Apparently, if you’ve reserved a ticket, you’re supposed to go to the club at 6 in the evening, to be issued a numbered ticket. Then, at 7PM, the staff lets people in according to the alphabetical letters and the numbers on those tickets: “All A’s and all B’s up to 20 can now enter”, etc. It was very meticulously done in a distinctly Japanese way. If you hadn’t gotten a number at 6 though, your place was at the tail end of the queue. And, in the looking glass world that Japan sometimes is, if you were on the guest list, you were allowed into the club at the very end, even after all the clueless ticket reservers like me who hadn’t showed up at 6 to take a number (the reason being that paid customers should get in before people on the guest list, who are seeing the show for free—whereas, in the U.S. and elsewhere, wouldn’t people on the guest list go in first?). So, my friends Steve Laity and Yaeri, who were both on the list, had to wait until the last minute to enter the club.

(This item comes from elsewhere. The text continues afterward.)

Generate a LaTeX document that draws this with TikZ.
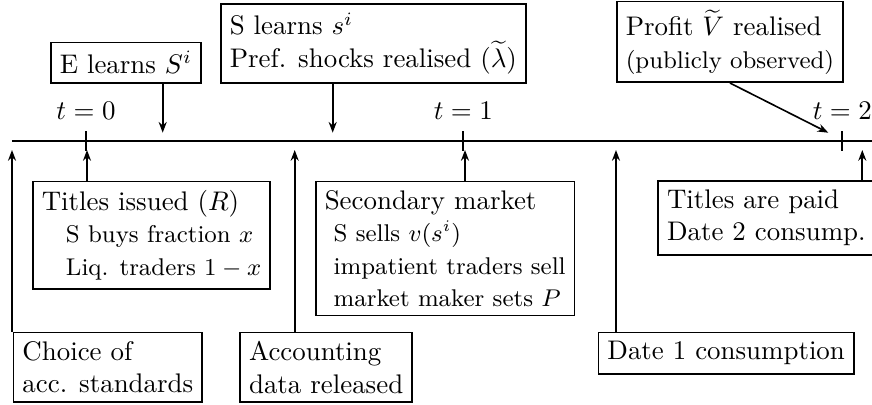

This all matters because the 440 is a café club, which means you watch events seated at a table and the earlier you get in, the better your seat is. If you get in too late, on the other hand, you may end up watching the show standing uncomfortably between various café furniture, feeling on your back the unhappy stare of a sitting customer whose view you are blocking… Fortunately, Steve and I found open space on steps right next to the stage, and we ended up with an up-close view of the Swinging Popsicle performance.
I’ve written several times before about Swinging Popsicle gigs, so I’ll keep this simple: the trio is always a joy to watch, three veteran musicians who pump out sweet and spirited pop songs with expertise, and last night’s show was no exception. I’ve described singer Mineko Fujishima as a soul diva in a petite Japanese woman’s body, and that was true. She said later she was nervous during the gig because it was the band’s first in a few months, but it didn’t show at all. You can listen to song samples of theirs here.
Swinging Popsicle is headed to San Jose, California in late-May to play at an anime convention called Fanime, along with the Japanese bands Guitar Vader, Miami, Goofy Style, Poplar and Up Hold. If you are in the Bay Area and are interested in the music (or if you are somewhere else and wouldn’t mind traveling to listen to some Japanese music), I highly recommend going. I, for one, am traveling from Tokyo to attend the event—maybe if you are there, I’ll see you.
The band also said they will be performing with advantage Lucy on July 16, once again at the 440.
Advantage Lucy and Swinging Popsicle are two of my favorite Japanese groups.